Given the imminent expiration of the guarantee scheme, the length of time that has passed since the last public process for the appointment of bank directors was conducted in 2011 and also the extensive board renewal that has taken place across AIB, PTSB and Bank of Ireland over the past few years, I believe that now is an appropriate time to review the appointment of these directors and propose further open and procedures for any future appointments to the boards.
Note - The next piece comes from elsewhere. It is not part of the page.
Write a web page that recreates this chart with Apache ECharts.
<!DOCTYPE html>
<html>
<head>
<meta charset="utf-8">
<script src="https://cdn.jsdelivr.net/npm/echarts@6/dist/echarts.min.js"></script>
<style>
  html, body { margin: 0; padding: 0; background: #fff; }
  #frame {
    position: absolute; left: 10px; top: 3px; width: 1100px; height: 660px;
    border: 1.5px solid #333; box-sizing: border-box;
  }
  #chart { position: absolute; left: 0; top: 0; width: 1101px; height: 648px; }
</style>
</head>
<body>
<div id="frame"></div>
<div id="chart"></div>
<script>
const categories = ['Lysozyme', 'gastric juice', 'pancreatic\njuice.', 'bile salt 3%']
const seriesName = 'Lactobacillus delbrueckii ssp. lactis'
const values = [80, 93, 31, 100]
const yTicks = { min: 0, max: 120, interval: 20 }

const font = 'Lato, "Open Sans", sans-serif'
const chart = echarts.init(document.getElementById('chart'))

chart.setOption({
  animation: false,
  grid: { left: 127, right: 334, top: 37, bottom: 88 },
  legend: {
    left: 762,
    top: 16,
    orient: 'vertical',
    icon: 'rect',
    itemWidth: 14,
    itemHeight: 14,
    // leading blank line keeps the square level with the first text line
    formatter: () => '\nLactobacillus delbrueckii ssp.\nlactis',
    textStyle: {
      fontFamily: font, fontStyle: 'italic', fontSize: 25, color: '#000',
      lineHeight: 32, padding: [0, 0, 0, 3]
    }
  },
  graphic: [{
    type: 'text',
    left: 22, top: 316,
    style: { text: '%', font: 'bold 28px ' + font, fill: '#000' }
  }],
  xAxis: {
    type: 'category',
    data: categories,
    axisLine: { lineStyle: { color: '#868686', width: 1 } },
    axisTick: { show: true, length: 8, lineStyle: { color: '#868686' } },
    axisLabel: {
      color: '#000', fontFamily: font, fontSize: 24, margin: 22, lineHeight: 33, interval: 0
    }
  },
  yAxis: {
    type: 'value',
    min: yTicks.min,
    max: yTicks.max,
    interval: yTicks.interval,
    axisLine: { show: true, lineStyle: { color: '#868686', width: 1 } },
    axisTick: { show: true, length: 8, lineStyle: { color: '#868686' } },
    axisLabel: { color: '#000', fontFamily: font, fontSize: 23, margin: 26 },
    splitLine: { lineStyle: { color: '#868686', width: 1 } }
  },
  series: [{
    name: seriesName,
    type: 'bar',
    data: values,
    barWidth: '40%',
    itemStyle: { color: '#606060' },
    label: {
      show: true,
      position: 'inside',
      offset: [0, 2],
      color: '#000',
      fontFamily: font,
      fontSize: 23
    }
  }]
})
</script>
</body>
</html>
It is important to note that the State has extensive rights to appoint directors as a significant shareholder in the banks and not just public interest directors appointed under the guarantee schemes. Legal clarity was provided under Section 48 of the Credit Institutions (Stabilisation) Act 2010 not just to the role of the public interest director but to that of the entire boards of those institutions.  It provides that the overriding duty of all directors of the covered institutions relates to the public interest as set out in the Act. Therefore any future appointments by the State to the bank boards will continue to retain this duty notwithstanding the basis for the appointment.

Officials in my Department are currently reviewing options in relation to the appointment procedures for bank directors having due regard  to distinct differences which exist from appointments to other State boards, not least the requirements of the Central Bank/SSM Fitness and Probity Regime and the requirement to have a broad set of expertise relevant to large regulated entities in an ever more complex regulatory environment.